## BEGIN MATERIAL

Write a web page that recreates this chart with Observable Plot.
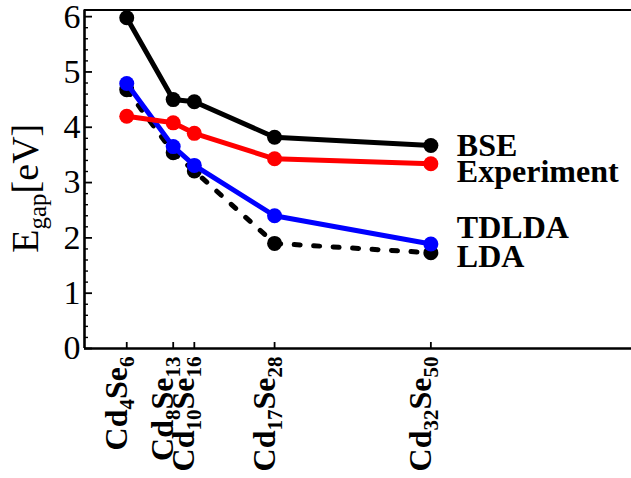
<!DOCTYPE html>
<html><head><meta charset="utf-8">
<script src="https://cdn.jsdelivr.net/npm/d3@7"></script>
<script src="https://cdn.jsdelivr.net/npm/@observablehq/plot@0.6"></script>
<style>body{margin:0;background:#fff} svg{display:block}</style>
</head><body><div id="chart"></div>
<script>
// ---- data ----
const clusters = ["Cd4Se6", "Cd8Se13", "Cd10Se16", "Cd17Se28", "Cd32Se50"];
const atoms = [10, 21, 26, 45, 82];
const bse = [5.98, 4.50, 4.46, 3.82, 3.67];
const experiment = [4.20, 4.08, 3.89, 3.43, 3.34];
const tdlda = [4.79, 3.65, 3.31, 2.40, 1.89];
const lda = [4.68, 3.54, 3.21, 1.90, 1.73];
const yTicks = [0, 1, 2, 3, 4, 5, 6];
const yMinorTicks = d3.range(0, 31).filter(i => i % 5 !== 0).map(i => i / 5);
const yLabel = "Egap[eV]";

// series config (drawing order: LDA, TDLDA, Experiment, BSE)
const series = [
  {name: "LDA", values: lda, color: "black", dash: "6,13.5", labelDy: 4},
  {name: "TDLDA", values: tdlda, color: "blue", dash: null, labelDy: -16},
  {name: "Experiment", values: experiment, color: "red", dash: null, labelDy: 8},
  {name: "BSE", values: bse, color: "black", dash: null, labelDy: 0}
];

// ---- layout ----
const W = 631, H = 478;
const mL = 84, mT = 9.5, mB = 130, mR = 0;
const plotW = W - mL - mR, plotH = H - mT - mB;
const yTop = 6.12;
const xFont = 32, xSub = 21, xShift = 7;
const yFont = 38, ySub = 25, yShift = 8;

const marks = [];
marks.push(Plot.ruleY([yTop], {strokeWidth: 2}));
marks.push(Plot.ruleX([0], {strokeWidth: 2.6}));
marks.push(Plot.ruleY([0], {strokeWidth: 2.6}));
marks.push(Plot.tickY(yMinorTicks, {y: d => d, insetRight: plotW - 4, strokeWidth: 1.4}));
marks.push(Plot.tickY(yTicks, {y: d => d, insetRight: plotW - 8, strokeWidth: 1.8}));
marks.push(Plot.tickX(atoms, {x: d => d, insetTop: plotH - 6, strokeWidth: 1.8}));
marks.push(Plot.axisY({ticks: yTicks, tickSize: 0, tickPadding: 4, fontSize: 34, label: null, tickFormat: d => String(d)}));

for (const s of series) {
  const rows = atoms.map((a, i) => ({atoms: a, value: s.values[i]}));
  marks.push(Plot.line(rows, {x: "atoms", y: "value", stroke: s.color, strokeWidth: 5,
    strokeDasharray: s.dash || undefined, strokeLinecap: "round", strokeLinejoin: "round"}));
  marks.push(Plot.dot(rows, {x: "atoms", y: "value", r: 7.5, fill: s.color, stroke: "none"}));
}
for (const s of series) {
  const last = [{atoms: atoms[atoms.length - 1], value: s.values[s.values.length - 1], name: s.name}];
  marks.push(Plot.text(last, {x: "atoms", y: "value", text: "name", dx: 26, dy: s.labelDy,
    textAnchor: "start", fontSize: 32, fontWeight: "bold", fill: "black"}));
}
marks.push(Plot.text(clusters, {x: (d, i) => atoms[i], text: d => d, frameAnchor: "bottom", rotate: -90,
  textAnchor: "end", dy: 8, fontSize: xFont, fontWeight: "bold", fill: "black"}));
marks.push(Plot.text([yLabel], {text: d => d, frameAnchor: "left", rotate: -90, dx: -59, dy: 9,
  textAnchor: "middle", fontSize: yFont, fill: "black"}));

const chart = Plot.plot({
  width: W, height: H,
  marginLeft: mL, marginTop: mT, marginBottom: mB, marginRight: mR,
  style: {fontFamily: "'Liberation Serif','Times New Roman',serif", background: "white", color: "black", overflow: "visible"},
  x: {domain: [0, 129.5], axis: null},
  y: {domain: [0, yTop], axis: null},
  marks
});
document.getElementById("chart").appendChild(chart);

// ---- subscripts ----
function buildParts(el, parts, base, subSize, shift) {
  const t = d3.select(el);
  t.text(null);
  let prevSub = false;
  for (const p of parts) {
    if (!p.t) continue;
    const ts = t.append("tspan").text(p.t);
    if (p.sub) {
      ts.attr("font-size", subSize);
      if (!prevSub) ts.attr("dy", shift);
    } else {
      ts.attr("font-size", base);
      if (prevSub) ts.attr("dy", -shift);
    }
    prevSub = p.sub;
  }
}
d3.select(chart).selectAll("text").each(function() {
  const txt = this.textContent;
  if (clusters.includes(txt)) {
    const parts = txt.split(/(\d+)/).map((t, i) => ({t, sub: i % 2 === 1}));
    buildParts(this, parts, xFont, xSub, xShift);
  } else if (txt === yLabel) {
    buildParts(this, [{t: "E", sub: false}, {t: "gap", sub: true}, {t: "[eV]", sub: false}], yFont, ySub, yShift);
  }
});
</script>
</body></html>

## END MATERIAL

## SHORT PROBLEM
Write out the whole listing again, exactly, with no pictures.

## RIGHT ANSWER
Write a web page that recreates this chart with Observable Plot.
<!DOCTYPE html>
<html><head><meta charset="utf-8">
<script src="https://cdn.jsdelivr.net/npm/d3@7"></script>
<script src="https://cdn.jsdelivr.net/npm/@observablehq/plot@0.6"></script>
<style>body{margin:0;background:#fff} svg{display:block}</style>
</head><body><div id="chart"></div>
<script>
// ---- data ----
const clusters = ["Cd4Se6", "Cd8Se13", "Cd10Se16", "Cd17Se28", "Cd32Se50"];
const atoms = [10, 21, 26, 45, 82];
const bse = [5.98, 4.50, 4.46, 3.82, 3.67];
const experiment = [4.20, 4.08, 3.89, 3.43, 3.34];
const tdlda = [4.79, 3.65, 3.31, 2.40, 1.89];
const lda = [4.68, 3.54, 3.21, 1.90, 1.73];
const yTicks = [0, 1, 2, 3, 4, 5, 6];
const yMinorTicks = d3.range(0, 31).filter(i => i % 5 !== 0).map(i => i / 5);
const yLabel = "Egap[eV]";

// series config (drawing order: LDA, TDLDA, Experiment, BSE)
const series = [
  {name: "LDA", values: lda, color: "black", dash: "6,13.5", labelDy: 4},
  {name: "TDLDA", values: tdlda, color: "blue", dash: null, labelDy: -16},
  {name: "Experiment", values: experiment, color: "red", dash: null, labelDy: 8},
  {name: "BSE", values: bse, color: "black", dash: null, labelDy: 0}
];

// ---- layout ----
const W = 631, H = 478;
const mL = 84, mT = 9.5, mB = 130, mR = 0;
const plotW = W - mL - mR, plotH = H - mT - mB;
const yTop = 6.12;
const xFont = 32, xSub = 21, xShift = 7;
const yFont = 38, ySub = 25, yShift = 8;

const marks = [];
marks.push(Plot.ruleY([yTop], {strokeWidth: 2}));
marks.push(Plot.ruleX([0], {strokeWidth: 2.6}));
marks.push(Plot.ruleY([0], {strokeWidth: 2.6}));
marks.push(Plot.tickY(yMinorTicks, {y: d => d, insetRight: plotW - 4, strokeWidth: 1.4}));
marks.push(Plot.tickY(yTicks, {y: d => d, insetRight: plotW - 8, strokeWidth: 1.8}));
marks.push(Plot.tickX(atoms, {x: d => d, insetTop: plotH - 6, strokeWidth: 1.8}));
marks.push(Plot.axisY({ticks: yTicks, tickSize: 0, tickPadding: 4, fontSize: 34, label: null, tickFormat: d => String(d)}));

for (const s of series) {
  const rows = atoms.map((a, i) => ({atoms: a, value: s.values[i]}));
  marks.push(Plot.line(rows, {x: "atoms", y: "value", stroke: s.color, strokeWidth: 5,
    strokeDasharray: s.dash || undefined, strokeLinecap: "round", strokeLinejoin: "round"}));
  marks.push(Plot.dot(rows, {x: "atoms", y: "value", r: 7.5, fill: s.color, stroke: "none"}));
}
for (const s of series) {
  const last = [{atoms: atoms[atoms.length - 1], value: s.values[s.values.length - 1], name: s.name}];
  marks.push(Plot.text(last, {x: "atoms", y: "value", text: "name", dx: 26, dy: s.labelDy,
    textAnchor: "start", fontSize: 32, fontWeight: "bold", fill: "black"}));
}
marks.push(Plot.text(clusters, {x: (d, i) => atoms[i], text: d => d, frameAnchor: "bottom", rotate: -90,
  textAnchor: "end", dy: 8, fontSize: xFont, fontWeight: "bold", fill: "black"}));
marks.push(Plot.text([yLabel], {text: d => d, frameAnchor: "left", rotate: -90, dx: -59, dy: 9,
  textAnchor: "middle", fontSize: yFont, fill: "black"}));

const chart = Plot.plot({
  width: W, height: H,
  marginLeft: mL, marginTop: mT, marginBottom: mB, marginRight: mR,
  style: {fontFamily: "'Liberation Serif','Times New Roman',serif", background: "white", color: "black", overflow: "visible"},
  x: {domain: [0, 129.5], axis: null},
  y: {domain: [0, yTop], axis: null},
  marks
});
document.getElementById("chart").appendChild(chart);

// ---- subscripts ----
function buildParts(el, parts, base, subSize, shift) {
  const t = d3.select(el);
  t.text(null);
  let prevSub = false;
  for (const p of parts) {
    if (!p.t) continue;
    const ts = t.append("tspan").text(p.t);
    if (p.sub) {
      ts.attr("font-size", subSize);
      if (!prevSub) ts.attr("dy", shift);
    } else {
      ts.attr("font-size", base);
      if (prevSub) ts.attr("dy", -shift);
    }
    prevSub = p.sub;
  }
}
d3.select(chart).selectAll("text").each(function() {
  const txt = this.textContent;
  if (clusters.includes(txt)) {
    const parts = txt.split(/(\d+)/).map((t, i) => ({t, sub: i % 2 === 1}));
    buildParts(this, parts, xFont, xSub, xShift);
  } else if (txt === yLabel) {
    buildParts(this, [{t: "E", sub: false}, {t: "gap", sub: true}, {t: "[eV]", sub: false}], yFont, ySub, yShift);
  }
});
</script>
</body></html>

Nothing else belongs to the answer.